I'm afraid these "built for traffic not people" arrangements such as happened here make me despair. Office blocks that are completely lifeless after 5:30pm and at the weekend. Contrast the picture in #30 with that in #31. The centre of Manchester went the same way, but this is just me having a rant! :-)

Maurice
Snow Hill looks like this now except the larger skyscrapers have been ditched because of the recession..

https://www.youtube.com/watch?v=Kjp4wlR6kyk
 
Horsencart - thanks for the 1980s photo - it just goes to show what devastation a bit of demolition can cause. You can clearly see the original Snow Hill with the parking meters still there and the site of the new office blocks being used as a car park. The station was a car park too. It was almost as if they thought knocking everything down was a good idea - but then not knowing what to do with it!
https://www.flickr.com/photos/dofarts...57632632841664
 
Viv - there were just four "shops" under Snow Hill station in the picture in #20 but they were specialist engineering companies. In the 1956 Kellys they were listed as:
116 - The Tool Production & Design Company
117/8 - The Birmingham Power Transmissions Limited
120 - Reid Watt Limited - Motor Accessories
Lower down the hill next to the shops was the entrance to the railway parcels depot
Most of the shops of course were on the other side of the road and in the photo in #20 they'd already been demolished.
In this photo taken in 1974 you can see the shops (boarded up) the entrance to the parcels depot (disused) then to the right of the photo is the corner of Great Charles Street. By the time this photo was taken they'd already started building St Chads Circus and you can just make out the white wall around the new roadway.
As well as the sadness of the disused station awaiting demolition, in the roadway is a stark automotive contrast. An MG YA saloon, they were built between 1947 & 1953 and a Ford Zodiac (or maybe a Zephyr) Mark IV, these were made between 1966 & 1972. The MG was probably one of the last British cars made with running boards and the Zephyr/Zodiac was cutting edge with its V4 or V6 engine.
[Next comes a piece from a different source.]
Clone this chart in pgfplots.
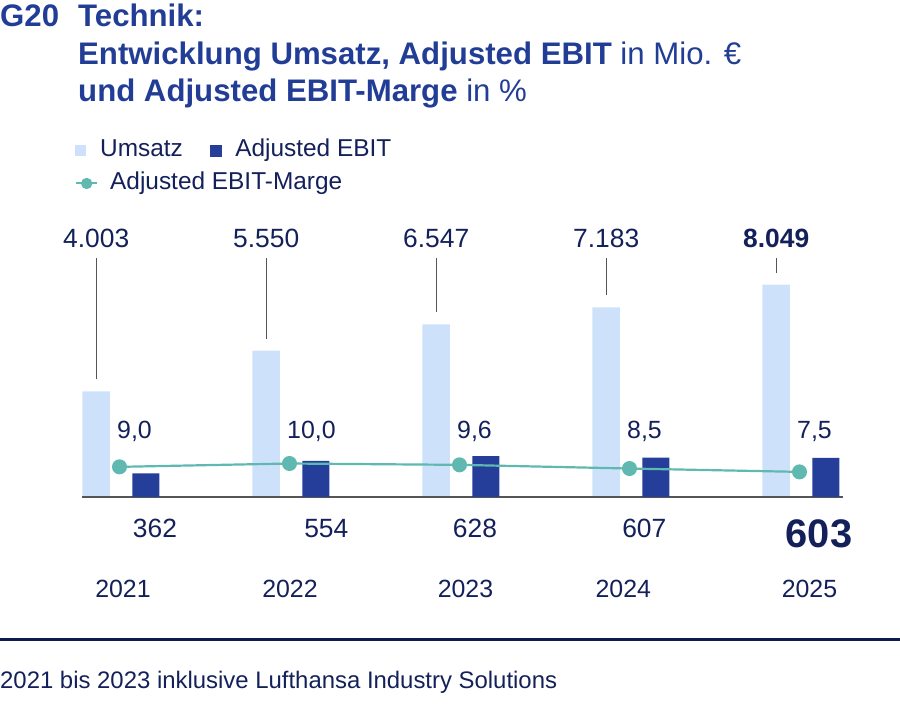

Snow Hill Station 1974.jpg
 
HI MAURICE
I AM BEGINING TO THINK THE LITTLE TEA CAFE WAS ALONG THE BOTOM END OF COLMORE ROW AS YOU REACHED THETOP OF SNOW HILL
THE PICTURES I AM LOKING AT FROM MEMBERS SHOWING TO ME AS THE SIDE ENTRACE WHICH TOOK YOU DOWN TO CONSTITUTION
IT WOULD HAVE BEEN THE OLD RD THAT COMES UP FROM THE NEW ENTRANCE OF SNOW HILL AND THINKING ABOUT IT ABIT MORE I BELEIVE THE ORINIONAL KARDOMA CAFE WAS ACROSS THE RD FROM THERE WHICH WHERE ALL THOSE LITTLE SHOPS WAS AND A COUPLE OF DOORS AWAY WAS DEFINATELY THE LITTLE CAFE THAT ARTHER HAD FOR MANY YEARS POSSIBLE UP TO THE LATE FORTYS WE KNOW THAT MY COUSIN AND I ARE CORRECT OF THE OLD DAY OF WHEN IT WAS WHAT WE TERMED AS SNOW HILL ENTRANCE ON THE COLMORE RD END BECAUSE YOU WOULD WALK INTO IT AND COME OUT ONTHOSE ENTRYS OF THE CAR PARK FOR TAXIS FOR SOME REASON I THINK THAT RD COMING UP WAS POSIBLE LIVERY STREET AND I BELEIVE THERE WAS A BIG TOBACONIST ON THE CORNER AS YOU ARE WALKING BACK TO AND ALONG ONTO COLMORE RD AS IF YOU ARE HEADING TOWARDS THE COUNCL HOUSE WE BOTH KNOW THAT THERE FATHER HAD ONE RESTURANT IN THE OLD GREATBURLINTON ARCADE WHICH WAS VERY CLOSE TO WHERE WE ARE TALKING ABOUT
BEST WISHES Astonian;;;;;;
 
Good morning Alan:

My mind is getting a bit hazy about those times now! I did leave Birmingham in 1961 and didn't really visit the city again until the late 1980s. But I think you're right about the tobacconist on the corner of Livery Street and Colmore Row - wasn't it one of the Bewlays chain with a window full of pipes? Long since gone and I see that the book about the Company is now out of print.